[Buddha-l] Re: [exegesis vs hermeneutics [was: Karma and ethics [was: angels]

Christian Coseru christian.coseru at anu.edu.au
Sun May 29 03:27:32 MDT 2005


On 29 May 2005, at 2:58 AM, Richard P. Hayes wrote:
> The fact that Buddhist thinking continues has no bearing at all on the
> question of what it meant historically. Here it might be useful to be
> reminded of the distinction between exegesis and hermeneutics. The
> former is the study of what documents meant at the time they were
> written, the later is the discussion of what those documents can mean
> now.
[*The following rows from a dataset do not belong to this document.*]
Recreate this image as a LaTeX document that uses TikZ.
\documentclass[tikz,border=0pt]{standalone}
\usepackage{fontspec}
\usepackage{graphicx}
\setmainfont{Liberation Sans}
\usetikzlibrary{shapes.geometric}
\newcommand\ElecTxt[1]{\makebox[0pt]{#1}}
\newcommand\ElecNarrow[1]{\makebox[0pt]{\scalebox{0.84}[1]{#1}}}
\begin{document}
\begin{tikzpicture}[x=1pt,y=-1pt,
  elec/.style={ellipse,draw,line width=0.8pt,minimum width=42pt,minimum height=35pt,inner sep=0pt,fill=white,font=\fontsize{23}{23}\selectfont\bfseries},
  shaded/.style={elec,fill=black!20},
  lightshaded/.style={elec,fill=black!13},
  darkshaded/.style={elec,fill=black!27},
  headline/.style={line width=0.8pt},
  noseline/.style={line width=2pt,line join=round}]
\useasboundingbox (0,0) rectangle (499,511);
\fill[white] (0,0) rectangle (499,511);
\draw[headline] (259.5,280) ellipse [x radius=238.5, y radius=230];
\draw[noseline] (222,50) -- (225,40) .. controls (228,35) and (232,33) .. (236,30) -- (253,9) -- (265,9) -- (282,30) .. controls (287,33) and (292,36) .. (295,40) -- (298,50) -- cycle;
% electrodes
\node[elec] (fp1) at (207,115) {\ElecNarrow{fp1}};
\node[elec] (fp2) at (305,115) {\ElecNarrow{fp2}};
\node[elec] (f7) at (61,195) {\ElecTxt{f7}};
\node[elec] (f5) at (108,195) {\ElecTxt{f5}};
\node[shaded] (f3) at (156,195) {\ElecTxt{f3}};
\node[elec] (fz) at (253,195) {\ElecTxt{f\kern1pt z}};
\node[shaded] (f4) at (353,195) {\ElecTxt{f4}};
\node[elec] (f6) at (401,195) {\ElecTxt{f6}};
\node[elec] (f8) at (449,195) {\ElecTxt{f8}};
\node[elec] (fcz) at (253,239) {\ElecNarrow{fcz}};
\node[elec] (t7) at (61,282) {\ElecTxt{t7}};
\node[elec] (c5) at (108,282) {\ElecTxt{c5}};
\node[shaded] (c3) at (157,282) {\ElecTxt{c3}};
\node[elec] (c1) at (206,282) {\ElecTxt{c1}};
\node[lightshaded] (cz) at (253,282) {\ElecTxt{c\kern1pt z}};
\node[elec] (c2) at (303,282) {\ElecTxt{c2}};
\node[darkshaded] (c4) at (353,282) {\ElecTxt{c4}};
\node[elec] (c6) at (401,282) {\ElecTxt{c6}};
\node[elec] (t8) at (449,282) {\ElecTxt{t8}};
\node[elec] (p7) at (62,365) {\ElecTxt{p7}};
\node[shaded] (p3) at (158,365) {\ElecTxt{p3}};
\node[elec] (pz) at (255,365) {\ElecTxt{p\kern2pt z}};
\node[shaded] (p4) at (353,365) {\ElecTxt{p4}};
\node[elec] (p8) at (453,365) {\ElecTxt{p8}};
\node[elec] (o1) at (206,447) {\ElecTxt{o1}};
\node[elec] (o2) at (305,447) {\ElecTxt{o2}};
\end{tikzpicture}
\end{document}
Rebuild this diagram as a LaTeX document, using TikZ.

If one is striving to be historically accurate--if one is doing
> exegesis--then it is misleading to read into old texts what we would 
> now
> like them to mean.

I thought the strong distinction between exegesis and hermeneutics has 
been criticized long time ago by Gadamer.  If I understand him right, 
Gadamer argued that we cannot simply determine what a text meant when 
it was written because understanding a text and inferring the intention 
of its author is inextricably linked to the interpreter's own 
intentionality and self-understanding.

While Gadamer did not exclude the possibility that we can reconstruct 
the historical context and accurately represent the meaning of a text, 
to claim that this process of explanation and interpretation (exegesis 
covers both meanings) can in some way capture the actual intention of 
the original author is highly contentious.

It is true that the Buddhist tradition has evolved its own 
hermeneutics, concerned, not surprisingly, with distinguishing between 
the apparent and ultimate meaning of its burgeoning canonical 
literature. But this indigenous hermeneutics does not share the 
historicist bias of modern Western exegesis. This historicist bias has 
less to do with acknowledging the temporal distance between the 
original text and its modern exegesis and more with the claim of 
objectivity and authenticity that is peculiar to the exegetical 
enterprise as a whole. It is a strong claim and one that aims to turn 
the modern exegete into an authority outside the traditional channels 
of authoritative interpretation: the lineage holders of various 
Buddhist schools and traditions.

Besides, it is rather indulgent to claim that we can read fourth or 
fifth century Buddhist texts as they were read by those for whom these 
texts were written: fourth and fifth century Buddhists.